Focus Media Holding Limited Announces Completion of Merger
SHANGHAI, May 23, 2013 /PRNewswire/ — Focus Media Holding Limited (the “Company” or “Focus Media“) (Nasdaq: FMCN) announced today the completion of its merger (the “Merger”) with Giovanna Acquisition Limited (“Merger Sub”), a wholly-owned subsidiary of Giovanna Parent Limited (“Parent”), pursuant to the agreement and plan of merger (the “Merger Agreement”), dated December 19, 2012, among the Company, Parent and Merger Sub. As a result of the Merger, the Company became a direct wholly owned subsidiary of Parent.
Under the terms of the Merger Agreement, each of the Company’s ordinary shares issued and outstanding immediately prior to the effective time of the Merger (“Shares”) has been canceled in exchange for the right to receive $5.50 in cash without interest, and each of the Company’s American depositary shares, each representing five Shares, issued and outstanding immediately prior to the effective time of the Merger (“ADSs”), has been canceled in exchange for the right to receive $27.50 in cash without interest, other than (a) a portion of the Shares beneficially owned by Mr.
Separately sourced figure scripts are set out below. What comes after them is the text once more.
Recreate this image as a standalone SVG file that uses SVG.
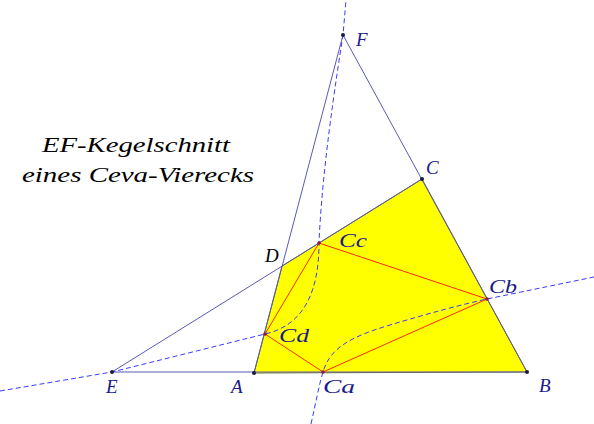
<svg xmlns="http://www.w3.org/2000/svg" width="594" height="424" viewBox="0 0 594 424">
<style>
.line{stroke:#5a5ab4;stroke-width:1;fill:none}
.dash{stroke:#3c3cff;stroke-width:1;fill:none;stroke-dasharray:5 3}
.red{stroke:#ff2a00;stroke-width:1;fill:none}
.lbl{font-family:"Liberation Serif",serif;font-style:italic;font-size:19px;fill:#1a1a8c}
.title{font-family:"Liberation Serif",serif;font-style:italic;font-size:22px;fill:#000}
.pt{fill:#1a1a3c}
</style>
<rect width="594" height="424" fill="#fff"/>
<g id="quad">
<polygon points="254,373 527,372 422,179 282,266" fill="#ffff00" stroke="#6e6e30" stroke-width="1"/>
</g>
<g id="connectors">
<line class="line" x1="343" y1="35" x2="527" y2="372"/>
<line class="line" x1="343" y1="35" x2="254" y2="373"/>
<line class="line" x1="112" y1="372" x2="422" y2="179"/>
<line class="line" x1="112" y1="372" x2="527" y2="372"/>
<path class="dash" d="M0,391 L112,372 L265,334 C305,325 319,290 319,243 C322,170 336,80 343,35 L346,0"/>
<path class="dash" d="M311,424 C316,402 319,385 323,372 C330,348 350,337 390,325 C430,313 460,305 487,299 L594,277"/>
<polygon class="red" points="323,372 487,299 319,243 265,334"/>
</g>
<g id="points">
<circle class="pt" cx="343" cy="35" r="2"/>
<circle class="pt" cx="422" cy="179" r="2"/>
<circle class="pt" cx="527" cy="372" r="2"/>
<circle class="pt" cx="254" cy="373" r="2"/>
<circle class="pt" cx="112" cy="372" r="2"/>
<circle fill="#8b1a3c" cx="323" cy="372" r="1.8"/>
<circle fill="#8b1a3c" cx="487" cy="299" r="1.8"/>
<circle fill="#8b1a3c" cx="319" cy="243" r="1.8"/>
<circle fill="#8b1a3c" cx="265" cy="334" r="1.8"/>
</g>
<g id="labels">
<text class="lbl" x="356" y="46">F</text>
<text class="lbl" x="426" y="174">C</text>
<text class="lbl" x="539" y="392">B</text>
<text class="lbl" x="489" y="293" textLength="28" lengthAdjust="spacingAndGlyphs">Cb</text>
<text class="lbl" x="265" y="262" style="fill:#000">D</text>
<text class="lbl" x="339" y="247" textLength="28" lengthAdjust="spacingAndGlyphs">Cc</text>
<text class="lbl" x="279" y="342" textLength="30" lengthAdjust="spacingAndGlyphs">Cd</text>
<text class="lbl" x="323" y="393" textLength="32" lengthAdjust="spacingAndGlyphs">Ca</text>
<text class="lbl" x="231" y="393">A</text>
<text class="lbl" x="106" y="393">E</text>
</g>
<g id="title">
<text class="title" x="42" y="152" textLength="188" lengthAdjust="spacingAndGlyphs">EF-Kegelschnitt</text>
<text class="title" x="22" y="182" textLength="232" lengthAdjust="spacingAndGlyphs">eines Ceva-Vierecks</text>
</g>
</svg>
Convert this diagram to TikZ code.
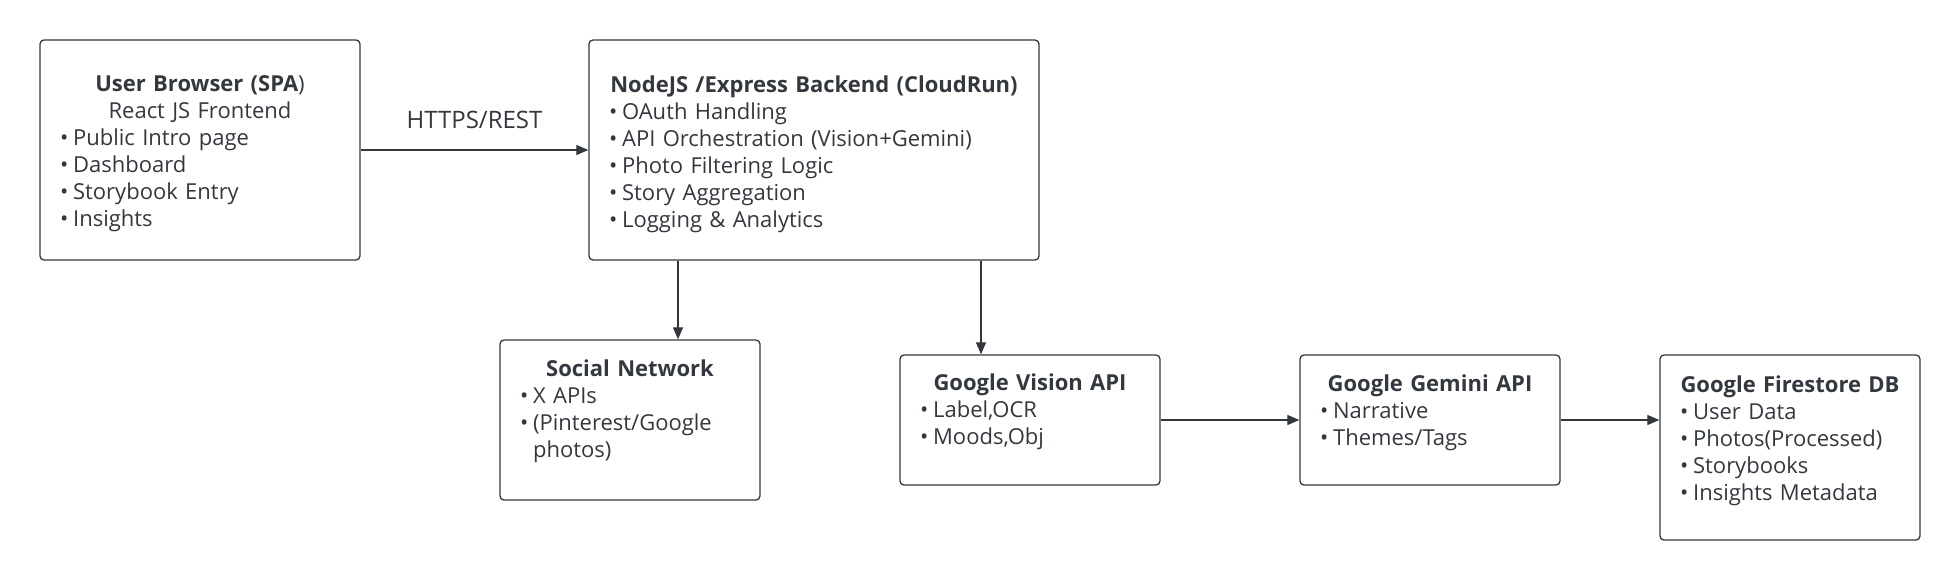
\documentclass[tikz,border=0pt]{standalone}
\usepackage{fontspec}
\setmainfont{Open Sans}
\usepackage{tikz}
\newcommand{\boxtitle}[1]% title text, centred over the box
{{\centering\textbf{#1}\par}
}
\newcommand{\bul}{•\hspace{0.22em}}
\usetikzlibrary{arrows.meta}
\usetikzlibrary{positioning}
\definecolor{ink}{HTML}{33383F}

\begin{document}
\begin{tikzpicture}[x=0.5pt,y=-0.5pt,
	box/.style={draw=ink, line width=0.65pt, rounded corners=2pt, inner sep=0pt},
	txt/.style={text=ink, inner sep=0pt, align=left, anchor=north,
		font=\fontsize{11pt}{13.5pt}\selectfont},
	arr/.style={draw=ink, line width=0.6pt, -{Triangle[length=6pt, width=5pt]}}]
	\useasboundingbox (0,0) rectangle (1960,580);
	% boxes
	\node[box, minimum width=160pt, minimum height=110pt] (browser) at (200,150){};
	\node[box, minimum width=225pt, minimum height=110pt] (backend) at (814,150){};
	\node[box, minimum width=130pt, minimum height=80pt] (social) at (630,420){};
	\node[box, minimum width=130pt, minimum height=65pt] (vision) at (1030,420){};
	\node[box, minimum width=130pt, minimum height=65pt] (gemini) at (1430,420){};
	\node[box, minimum width=130pt, minimum height=92.5pt] (firestore) at (1790,447.5){};
	% texts
	\node[txt, text width=140pt] (browsertxt) at ([yshift=-18pt]browser.north){%
		\boxtitle{User Browser (SPA\mdseries)}
		{\centering React JS Frontend\par}
		\bul Public Intro page\\
		\bul Dashboard\\
		\bul Storybook Entry\\
		\bul Insights};
	\node[txt, text width=205pt] (backendtxt) at ([yshift=-18pt]backend.north){%
		\boxtitle{NodeJS /Express Backend (CloudRun)}
		\bul OAuth Handling\\
		\bul API Orchestration (Vision+Gemini)\\
		\bul Photo Filtering Logic\\
		\bul Story Aggregation\\
		\bul Logging \& Analytics};
	\node[txt, text width=110pt] (socialtxt) at ([yshift=-10pt]social.north){%
		\boxtitle{Social Network}
		\bul X APIs\\
		\bul (Pinterest/Google\\
		\hphantom{\bul}photos)};
	\node[txt, text width=110pt] (visiontxt) at ([yshift=-9.5pt]vision.north){%
		\boxtitle{Google Vision API}
		\bul Label,OCR\\
		\bul Moods,Obj};
	\node[txt, text width=110pt] (geminitxt) at ([yshift=-10pt]gemini.north){%
		\boxtitle{Google Gemini API}
		\bul Narrative\\
		\bul Themes/Tags};
	\node[txt, text width=110pt] (firestoretxt) at ([yshift=-10.5pt]firestore.north){%
		\boxtitle{Google Firestore DB}
		\bul User Data\\
		\bul Photos(Processed)\\
		\bul Storybooks\\
		\bul Insights Metadata};
	% connectors
	\draw[arr] (browser) --node[midway, above=7pt, text=ink, font=\fontsize{12pt}{14pt}\selectfont]{HTTPS/REST} (backend);
	\draw[arr] ([xshift=24pt]social.north |- backend.south) -- ([xshift=24pt]social.north);
	\draw[arr] ([xshift=-24.5pt]vision.north |- backend.south) -- ([xshift=-24.5pt]vision.north);
	\draw[arr] (vision) -- (gemini);
	\draw[arr] (gemini.east) -- (gemini.east -| firestore.west);
\end{tikzpicture}
\end{document}
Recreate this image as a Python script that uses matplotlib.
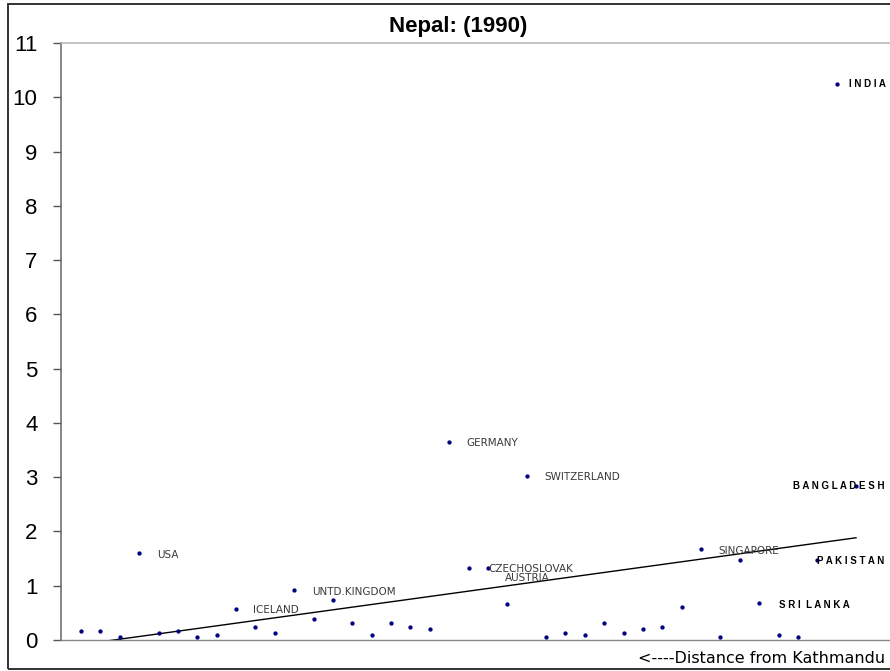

Jason Nanchun Jiang and by Fosun International Limited, (b) Shares owned by the Company or its subsidiaries, if any, (c) Shares owned by shareholders who have validly exercised and have not effectively withdrawn or lost their dissenter rights under the Cayman Companies Law, and (d) Shares held by Citibank, N.A., in its capacity as ADS depositary (the “ADS Depositary”), that underlie ADSs reserved (but not yet allocated) by the Company for settlement upon the exercise of any options or restricted share units of the Company issued under its share incentive plans.
Shareholders of record as of the effective time of the Merger who are entitled to the merger consideration will receive a letter of transmittal and instructions on how to surrender their share certificates in exchange for the merger consideration. Shareholders should wait to receive the letter of transmittal before surrendering their share certificates. As soon as practicable after the date of this announcement, the ADS Depositary will call for the surrender of all ADSs for delivery of the merger consideration. Upon the surrender of ADSs, the ADS Depositary will pay to the surrendering holders $27.50 per ADS surrendered (less an ADS cancellation fee of $0.05 per ADS) in cash without interest.
The Company also announced today that it has requested that trading of its ADSs on the Nasdaq Global Select Market (“Nasdaq”) be suspended. The Company requested Nasdaq to file Form 25 with the Securities and Exchange Commission (the “SEC”) to delist the Company’s ADSs and deregister the Company’s registered securities. The deregistration will become effective in 90 days after the filing of Form 25 or such shorter period as may be determined by the SEC. The Company intends to suspend its reporting obligations under the Securities Exchange Act of 1934, as amended, by filing a Form 15 with the SEC in ten days. The Company’s obligations to file with the SEC certain reports and forms, including Form 20-F and Form 6-K, will be suspended immediately as of the filing date of the Form 15 and will terminate once the deregistration becomes effective.
About Focus Media Holding Limited
Focus Media Holding Limited (Nasdaq: FMCN) operates China’s largest lifestyle targeted interactive digital media network. The Company offers one of the most comprehensive targeted interactive digital media platforms aimed at Chinese consumers at various urban locations. The increasingly fragmented and mobile lifestyle of Chinese urban consumers has created the need for more efficient media means to capture consumer attention. Focus Media’s mission is to build an increasingly comprehensive and measurable interactive urban media network that reaches consumers at various out-of-home locations.
Safe Harbor and Informational Statement
This press release contains forward-looking statements within the meaning of Section 27A of the Securities Act of 1933, as amended, and Section 21E of the Securities Exchange Act of 1934, as amended, and as defined in the U.S. Private Securities Litigation Reform Act of 1995. These forward-looking statements can be identified by terminology such as “if,” “will,” “expected,” and similar statements. Forward-looking statements involve inherent risks, uncertainties and assumptions. These forward-looking statements reflect the Company’s expectations as of the date of this press release. You should not rely upon these forward-looking statements as predictions of future events. The Company does not undertake any obligation to update any forward-looking statement, except as required under applicable law.